Should Suicide “SECTION 309” Be Decriminalized?

Section 309 of the Indian Penal Code regulates,

"Whoever attempts to commit suicide or does any act towards the commission of such offence shall be punished with simple imprisonment for a term which may extend to one year or fine or both"

Undoubtedly, the above section has been the subject of controversy in many cases, especially over the last two decades. In 1994 P. Rathinam v. Union of India, the Division Bench of two judges of the Supreme Court held section 309 as ultra vires of the fundamental rights enshrined in Article 21 of the Constitution. Criminal penalties for suicide violate the constitutional right to life by amounting to a double punishment; specifically arguing that women who attempt suicide after abuse cannot be criminally penalized for their suicide attempt.

It is also important to note that the Law Commission of India has also recommended decriminalizing of attempt to commit suicide in its 42nd and 210th reports. So far, the law on attempt to commit suicide is still based on the ruling of Supreme Court in Gian Kaur.

Time have changed, but we are still using the same laws made and enacted in British India not in modern India. As declaring attempt to commit suicide as a crime presents another problem. In countries like United States of America and Canada, practice of using the words ‘died by suicide’ rather than ‘committed suicide’ is slowly developing. The reason for that is, crimes are committed by criminals and suicide is not a crime (not even attempt to commit suicide is a crime in these countries). Therefore, ‘committed suicide’ and similarly ‘attempt to commit suicide’ are not appropriate terms in modern times.

"Attempting suicide is no more a crime in India and there will be no more electric shocks for mentally ill children, as per the new Mental Healthcare Act 2017 notified by the Health Ministry on May 29, a year after it was passed", - The Hindu.

"Notwithstanding anything contained in Section 309 of the Indian Penal Code, any person who attempts to commit suicide shall be presumed, unless proved otherwise, to have severe stress and shall not be tried and punished under the said Code," says the Mental_Healthcare_Act,_2017 .

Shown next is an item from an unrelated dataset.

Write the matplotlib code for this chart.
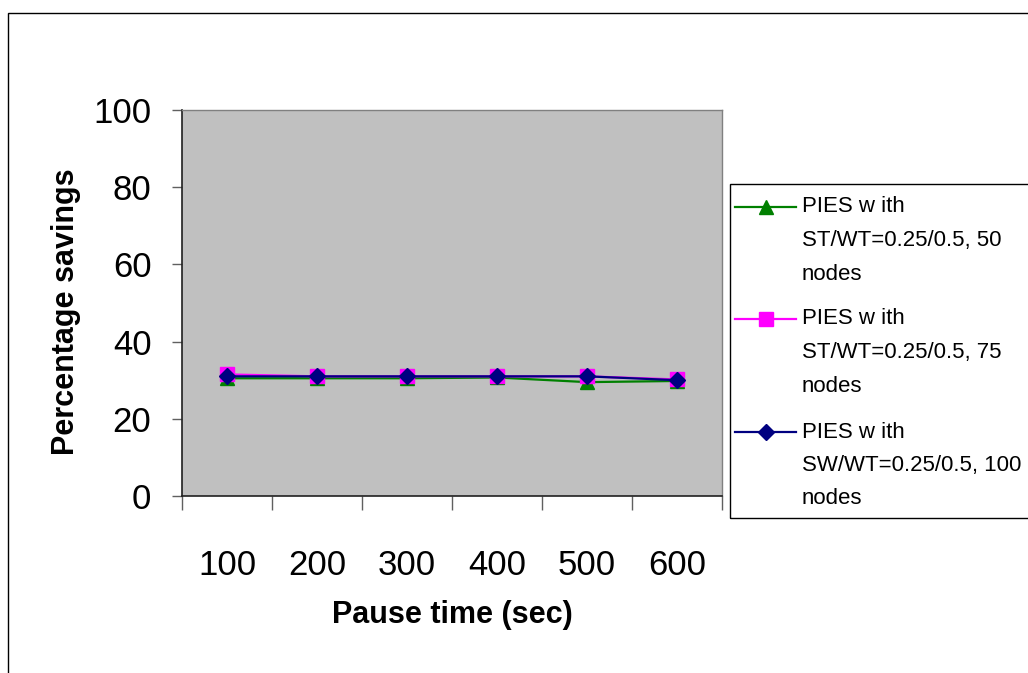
import matplotlib
matplotlib.use("Agg")
import matplotlib.pyplot as plt
from matplotlib.lines import Line2D
from matplotlib.patches import Rectangle
from matplotlib.ticker import FixedLocator

plt.rcParams["font.family"] = ["Liberation Sans", "DejaVu Sans"]

# 数据
pause_time = ["100", "200", "300", "400", "500", "600"]
nodes_50 = [30.5, 30.5, 30.5, 30.7, 29.5, 29.8]
nodes_75 = [31.5, 31.0, 31.0, 31.0, 31.0, 30.2]
nodes_100 = [31.0, 31.0, 31.0, 31.0, 31.0, 30.0]

labels = [
    "PIES w ith\nST/WT=0.25/0.5, 50\nnodes",
    "PIES w ith\nST/WT=0.25/0.5, 75\nnodes",
    "PIES w ith\nSW/WT=0.25/0.5, 100\nnodes",
]
colors = ["#008000", "#FF00FF", "#000080"]
markers = ["^", "s", "D"]
msizes = [10, 9.5, 8.5]

W, H = 1028, 673
fig = plt.figure(figsize=(W / 100, H / 100), dpi=100)

# 外边框
fig.add_artist(Rectangle((8 / W, -0.1), 1.2, 1 - 13 / H + 0.1, transform=fig.transFigure,
                         fill=False, edgecolor="black", linewidth=1))

ax = fig.add_axes([182 / W, 1 - 496 / H, 540 / W, 386 / H])
ax.set_facecolor("#C0C0C0")

x = list(range(len(pause_time)))
for values, c, m, ms in zip([nodes_50, nodes_75, nodes_100], colors, markers, msizes):
    ax.plot(x, values, color=c, marker=m, markersize=ms, linewidth=1.6,
            markeredgecolor=c, markerfacecolor=c)

ax.set_xlim(-0.5, len(pause_time) - 0.5)
ax.set_ylim(0, 100)
ax.set_yticks(range(0, 101, 20))
ax.tick_params(axis="y", direction="out", length=7, width=1, color="#606060",
               labelsize=25, pad=15)

# 类目之间的刻度线，标签放在类目中心
ax.xaxis.set_major_locator(FixedLocator([i - 0.5 for i in range(len(pause_time) + 1)]))
ax.xaxis.set_minor_locator(FixedLocator(x))
ax.set_xticklabels([], minor=False)
ax.set_xticklabels(pause_time, minor=True)
ax.tick_params(axis="x", which="major", direction="out", length=10, width=1, color="#606060")
ax.tick_params(axis="x", which="minor", length=0, labelsize=25, pad=38)

for side in ["top", "right"]:
    ax.spines[side].set_color("#808080")
    ax.spines[side].set_linewidth(1)
for side in ["left", "bottom"]:
    ax.spines[side].set_color("#202020")
    ax.spines[side].set_linewidth(1.2)

ax.set_ylabel("Percentage savings", fontsize=22, fontweight="bold")
ax.yaxis.set_label_coords((81 - 182) / 540, (496 - 312) / 386)
ax.set_xlabel("Pause time (sec)", fontsize=22, fontweight="bold")
ax.xaxis.set_label_coords(0.5, (496 - 600) / 386)

# 图例（手动排版，标记对齐第一行）
fig.add_artist(Rectangle((730 / W, 1 - 518 / H), 0.5, (518 - 184) / H,
                         transform=fig.transFigure, fill=False,
                         edgecolor="black", linewidth=1))
entry_top = [207, 319, 432]
for label, c, m, ms, y0 in zip(labels, colors, markers, msizes, entry_top):
    fig.add_artist(Line2D([735 / W, 796 / W], [1 - y0 / H] * 2, transform=fig.transFigure,
                          color=c, linewidth=1.6))
    fig.add_artist(Line2D([766 / W], [1 - y0 / H], transform=fig.transFigure,
                          color=c, marker=m, markersize=ms, markeredgecolor=c))
    for i, line in enumerate(label.split("\n")):
        fig.text(802 / W, 1 - (y0 + i * 33.5) / H, line, fontsize=16,
                 ha="left", va="center")

fig.savefig("out.png", dpi=100)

As per the Act, the government will have the duty to provide care, treatment and rehabilitation to the person, who attempts suicide and has severe stress, to reduce the risk of recurrence of attempt to commit suicide.

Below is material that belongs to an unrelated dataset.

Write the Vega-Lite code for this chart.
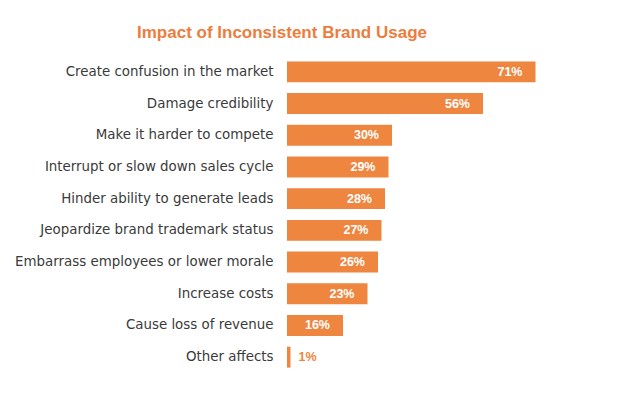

India, however, continues to have the dubious distinction of recording the highest number of suicides in the world, contributing to 34 % of all suicides. The country has the highest rate of suicide among young women between 19 to 29 years. The National Crime Records Bureau recorded 1,33,623 suicides in 2015.

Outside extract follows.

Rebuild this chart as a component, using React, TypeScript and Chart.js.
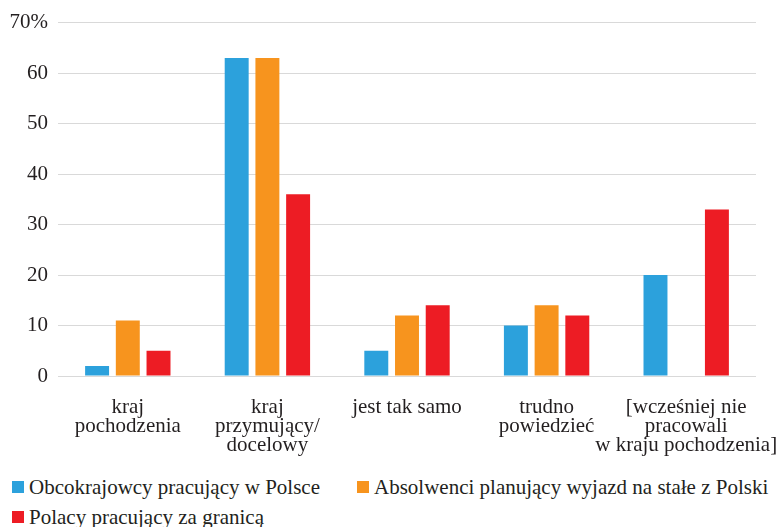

Well known psychiatrist Dr. Lakshmi Vijayakumar, who is also a member of WHO’s Network on Suicide Research and Prevention, said that after Mental_Healthcare_Act,_2017, Section 309 of the IPC has become “redundant” but it still remains in law books.

Thus section 309 as a law should be amended suitably keeping in view the kind of people who attempt suicide. The section should be amended to punish only those who try to escape punishment due to other criminal liabilities excluding those who attempt it out of sheer frustration, depression or due to living in such circumstances that would invoke suicidal thoughts.